La créatine au coeur du débat sur le dopage



« La créatine n'est pas un produit dopant. Je n'en prends pas mais j'en connais beaucoup qui en prennent. » Cette affirmation est de Thomas Castaignède. Elle date du 20 octobre 1998, lors d'un rassemblement du XV de France. Ce jour là, les propos du n°10 de Castres faisait écho à un discours tenu par Thierry Hermerel. Le 12 octobre, le médecin de la sélection nationale avait déclaré au micro de Sud Radio : « Le dopage est un réel problème pour tous les médecins sportifs et le monde du rugby n'y échappe pas. » Le débat qui, depuis l'été, était ouvert à la suite des « aveux » de consommation de champions du monde de football tels Zinédine Zidane, agitait le monde du rugby. Des pages entières de publicité dans les magazines spécialisés britanniques vantent sans vergogne les mérites de la créatine. Percy Montgomery, l'arrière sud-africain, affirme avoir pris 10 kilos de muscle durant une inter-saison en absorbant ce supplétif nutritionnel. N'en déplaise à Jo Maso qui jurait que « tant qu'(il) serait manager de l'équipe de France, (il pouvait garantir) que la créatine (n'entrerait) pas dans les valises des médecins », cet « engrais » musculaire figure désormais au menu de nombre de rugbymen.
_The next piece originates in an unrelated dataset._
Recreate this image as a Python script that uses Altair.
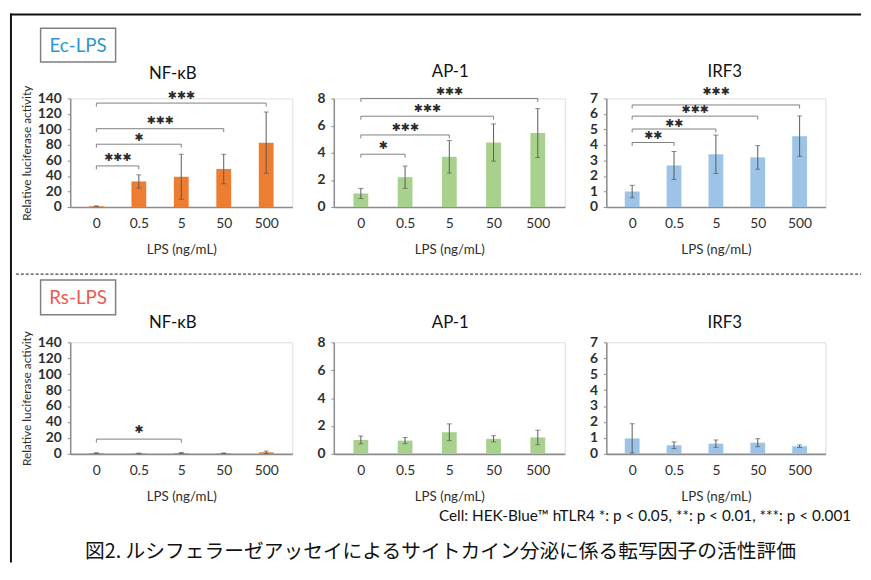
import json
import altair as alt
import pandas as pd

# ---------------- data ----------------
doses = ["0", "0.5", "5", "50", "500"]
genes = ["NF-κB", "AP-1", "IRF3"]
groups = ["Ec-LPS", "Rs-LPS"]
x_title = "LPS (ng/mL)"
y_title = "Relative luciferase activity"
footnote = "Cell: HEK-Blue™ hTLR4  *: p < 0.05, **: p < 0.01, ***: p < 0.001"
caption = "図2. ルシフェラーゼアッセイによるサイトカイン分泌に係る転写因子の活性評価"

ec_nfkb_mean = [1.0, 33, 39, 49, 83]
ec_nfkb_sd = [0.5, 8.5, 29, 19, 39.5]
ec_ap1_mean = [1.0, 2.2, 3.7, 4.75, 5.45]
ec_ap1_sd = [0.37, 0.82, 1.2, 1.37, 1.8]
ec_irf3_mean = [1.0, 2.68, 3.4, 3.2, 4.57]
ec_irf3_sd = [0.4, 0.9, 1.24, 0.76, 1.3]

rs_nfkb_mean = [1.0, 0.6, 1.1, 0.8, 2.0]
rs_nfkb_sd = [0.3, 0.3, 0.5, 0.3, 1.5]
rs_ap1_mean = [1.0, 0.95, 1.55, 1.08, 1.18]
rs_ap1_sd = [0.28, 0.22, 0.6, 0.22, 0.52]
rs_irf3_mean = [0.97, 0.54, 0.64, 0.7, 0.48]
rs_irf3_sd = [0.92, 0.21, 0.23, 0.25, 0.08]

y_max = [140, 8, 7]
y_step = [20, 2, 1]
bar_colors = ["#ED7D31", "#A9D18E", "#9DC3E6"]
group_colors = ["#2E96D2", "#EC5A4F"]

# significance brackets (0 vs dose index): bracket level, stars, star level
ec_nfkb_sig_to = [1, 2, 3, 4]
ec_nfkb_sig_y = [53, 81, 101, 134]
ec_nfkb_sig_star = ["***", "*", "***", "***"]
ec_nfkb_sig_star_y = [63, 89, 111, 143]

ec_ap1_sig_to = [1, 2, 3, 4]
ec_ap1_sig_y = [3.89, 5.31, 6.69, 8.0]
ec_ap1_sig_star = ["*", "***", "***", "***"]
ec_ap1_sig_star_y = [4.47, 5.8, 7.2, 8.45]

ec_irf3_sig_to = [1, 2, 3, 4]
ec_irf3_sig_y = [4.16, 5.03, 5.86, 6.58]
ec_irf3_sig_star = ["**", "**", "***", "***"]
ec_irf3_sig_star_y = [4.6, 5.34, 6.27, 7.4]

rs_nfkb_sig_to = [2]
rs_nfkb_sig_y = [18.5]
rs_nfkb_sig_star = ["*"]
rs_nfkb_sig_star_y = [30.5]

LATIN = "Lato, 'Open Sans', sans-serif"
AX = "#8c8c8c"
TXT = "#2e2e2e"

one = pd.DataFrame({"k": [0]})


def panel(mean, sd, gi, height, width, show_ytitle, title_xy,
          sig_to, sig_y, sig_star, sig_star_y, extra):
    ymax, ystep, color = y_max[gi], y_step[gi], bar_colors[gi]
    idx = list(range(len(doses)))
    df = pd.DataFrame({
        "idx": idx,
        "mean": mean,
        "lo": [m - s for m, s in zip(mean, sd)],
        "hi": [m + s for m, s in zip(mean, sd)],
    })
    caps = pd.DataFrame({"idx": idx + idx,
                         "v": list(df["lo"]) + list(df["hi"])})

    xscale = alt.Scale(domain=[-0.5, len(doses) - 0.5], nice=False, zero=False)
    yscale = alt.Scale(domain=[0, ymax], nice=False)
    xaxis = alt.Axis(
        values=idx, labelExpr=json.dumps(doses) + "[datum.value]",
        title=x_title, ticks=False, grid=False,
        domainColor=AX, domainWidth=1.6,
        labelFont=LATIN, labelFontSize=14, labelColor=TXT, labelPadding=10,
        labelFlush=False, labelOverlap=False,
        titleFont=LATIN, titleFontSize=13.5, titleFontWeight="normal",
        titleColor=TXT, titleY=43, titleBaseline="middle",
    )
    yaxis = alt.Axis(
        values=list(range(0, ymax + 1, ystep)),
        title=y_title if show_ytitle else "", grid=False,
        tickSize=3, tickColor=AX, domainColor=AX, domainWidth=1.5,
        labelFont=LATIN, labelFontSize=14, labelFontWeight="bold",
        labelColor=TXT, labelPadding=6, labelOverlap=False, labelFlush=False,
        titleFont=LATIN, titleFontSize=12, titleFontWeight="normal",
        titleColor=TXT, titleX=-44, titleY=height / 2, titleAngle=270,
        titleAlign="center", titleBaseline="middle",
    )
    X = lambda f: alt.X(f, scale=xscale, axis=xaxis)
    Y = lambda f: alt.Y(f, scale=yscale, axis=yaxis)

    bars = alt.Chart(df).mark_bar(size=15, color=color).encode(
        x=X("idx:Q"), y=Y("mean:Q"))
    err = alt.Chart(df).mark_rule(color="#595959", strokeWidth=1).encode(
        x=X("idx:Q"), y=Y("lo:Q"), y2="hi:Q")
    cap = alt.Chart(caps).mark_tick(color="#595959", thickness=1, size=5,
                                   orient="horizontal").encode(
        x=X("idx:Q"), y=Y("v:Q"))
    title = alt.Chart(one).mark_text(
        font=LATIN, fontSize=17, color="#111111", align="center",
        baseline="middle").encode(
        x=alt.value(title_xy[0]), y=alt.value(title_xy[1]),
        text=alt.value(genes[gi]))
    layers = [bars, err, cap, title]

    if sig_to:
        tip = ymax * 0.032
        rows, stars = [], []
        for b, (t, yl, st, sy) in enumerate(zip(sig_to, sig_y, sig_star, sig_star_y)):
            pts = [(0, yl - tip), (0, yl), (t, yl), (t, yl - tip)]
            for o, (px, py) in enumerate(pts):
                rows.append({"b": b, "o": o, "bx": px, "by": py})
            stars.append({"sx": t / 2, "sy": sy, "lab": st.replace("*", "✱")})
        br = alt.Chart(pd.DataFrame(rows)).mark_line(
            color="#7f7f7f", strokeWidth=1).encode(
            x=X("bx:Q"), y=Y("by:Q"), detail="b:N", order="o:Q")
        tx = alt.Chart(pd.DataFrame(stars)).mark_text(
            font="DejaVu Sans", fontSize=11, color="#2b2b2b",
            baseline="middle", align="center").encode(
            x=X("sx:Q"), y=Y("sy:Q"), text="lab:N")
        layers += [br, tx]

    layers += extra
    return alt.layer(*layers).properties(width=width, height=height)


def group_box(label, color, y0, y1):
    box = alt.Chart(one).mark_rect(fill="white", stroke="#808080",
                                   strokeWidth=1.5).encode(
        x=alt.value(-30), x2=alt.value(46), y=alt.value(y0), y2=alt.value(y1))
    txt = alt.Chart(one).mark_text(font=LATIN, fontSize=19, color=color,
                                   align="center", baseline="middle").encode(
        x=alt.value(8), y=alt.value((y0 + y1) / 2 + 1), text=alt.value(label))
    return [box, txt]


frame = [
    alt.Chart(one).mark_rule(color="#111111", strokeWidth=2).encode(
        x=alt.value(-60), y=alt.value(-86), y2=alt.value(470)),
    alt.Chart(one).mark_rule(color="#111111", strokeWidth=2).encode(
        x=alt.value(-61), x2=alt.value(801), y=alt.value(-85)),
]
row1_extra = frame + group_box(groups[0], group_colors[0], -71, -37)

row2_extra = [
    alt.Chart(one).mark_rule(color="#444444", strokeWidth=1.3,
                             strokeDash=[3, 2]).encode(
        x=alt.value(-55), x2=alt.value(801), y=alt.value(-69)),
] + group_box(groups[1], group_colors[1], -63, -28) + [
    alt.Chart(one).mark_text(font=LATIN, fontSize=15.5, color="#111111",
                             align="right", baseline="middle").encode(
        x=alt.value(791), y=alt.value(176), text=alt.value(footnote)),
    alt.Chart(one).mark_text(font="Noto Sans CJK JP", fontSize=20,
                             color="#111111", align="center",
                             baseline="middle").encode(
        x=alt.value(375), y=alt.value(212), text=alt.value(caption)),
]

widths = [225, 234, 222]
p1 = panel(ec_nfkb_mean, ec_nfkb_sd, 0, 110, widths[0], True, (104, -25),
           ec_nfkb_sig_to, ec_nfkb_sig_y, ec_nfkb_sig_star, ec_nfkb_sig_star_y,
           row1_extra)
p2 = panel(ec_ap1_mean, ec_ap1_sd, 1, 110, widths[1], False, (118, -27),
           ec_ap1_sig_to, ec_ap1_sig_y, ec_ap1_sig_star, ec_ap1_sig_star_y, [])
p3 = panel(ec_irf3_mean, ec_irf3_sd, 2, 110, widths[2], False, (120, -27),
           ec_irf3_sig_to, ec_irf3_sig_y, ec_irf3_sig_star, ec_irf3_sig_star_y, [])
p4 = panel(rs_nfkb_mean, rs_nfkb_sd, 0, 113, widths[0], True, (104, -19),
           rs_nfkb_sig_to, rs_nfkb_sig_y, rs_nfkb_sig_star, rs_nfkb_sig_star_y,
           row2_extra)
p5 = panel(rs_ap1_mean, rs_ap1_sd, 1, 113, widths[1], False, (118, -19),
           [], [], [], [], [])
p6 = panel(rs_irf3_mean, rs_irf3_sd, 2, 113, widths[2], False, (120, -19),
           [], [], [], [], [])

chart = alt.concat(
    p1, p2, p3, p4, p5, p6, columns=3, bounds="flush", align="each",
    spacing={"row": 137, "column": 42},
).properties(padding=0).configure_view(strokeWidth=0).configure(
    background="white")

chart.save("out.html", embed_options={"renderer": "svg", "actions": False})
Au plan médical la créatine n'affiche aucune vertue. Cette substance composée d'acides aminés se trouve à l'état naturel dans certains aliments comme la viande rouge et le poisson. Fabriquée par l'organisme en quantité limitée, dans le muscle elle se transforme en phosphocréatine qui représente une source essentielle d'énergie rapidement disponible. Elle permet au muscle de se contracter même dans les conditions défavorables. A l'état synthètique, cette molécule se présente sous forme de poudre blanche. Son usage « normal » provoque des effets équivalents à la consommation quotidienne de cinq kilos de viande rouge.
Les effets, eux, restent sujets à controverses : les uns défendent la thèse qu'en « complément alimentaire » la créatine favorise l'accroissement accéléré de la masse musculaire tandis que d'autres y mvoient, au mieux une sorte de placebo, au pire un masquant de produits illicites, tel les stéroïdes anabolisants. Selon le physiologue belge Jacques Poortmans, auteur d'un article publié dans la revue médicale anglaise The Lancet, « chez les sportifs très entraînés, les réserves initiales en créatine sont déjà élevées. » « L'efficacité d'apport exogène et supplémentaire en est amoindri ».
Pour le professeur Michel Rieu, chef du service d'Explorations fonctionnelles et de physiopathologie de l'exercice à l'hôpital Cochin de Paris, président de la société de médecine sportive, « c'est un produit alibi, qui sert à masquer la prise d'autres produits. » Alors, placebo ou masquant ? Quoiqu'il en soit la créatine, arrivée il y a deux ans dans le rugby par l'hémisphère sud, n'est pas interdite par les autorités sportives internationales. Elle n'est pas cataloguée comme substance dopante et les contrôles anti-dopages ne recherchent pas ses traces.
Interdite à la vente libre en France, elle s'achète sans ordonnance au prix de 15 livres (27 ) dans n'importe quelle pharmacie londonienne. Pourtant, alerté par le succès ravageur du produit, le président de la Fédération française de rugby (FFR), Bernard Lapasset, l'a interdit à la consommation de ses joueurs. Le 18 décembre 1998, la FFR décidait de « prononcer un arrêt de travail pour tout joueur ayant été contrôlé avec un taux de créatine trop élevé. »
C'est que selon certaines études le recours excessif à la créatine présente des risques qui peuvent à terme se révéler dangereux pour la santé. Injectée en intraveineuse, elle peut être la source de complication rénale. Au delà de certaines doses en 15 et 20 grammes par semaines, la prise n'a plus aucune utilité. L'organisme élimine ses apports superflus de façon naturelle. Ce qui n'est pas sans conséquence sur les organes chargés de cette fonction.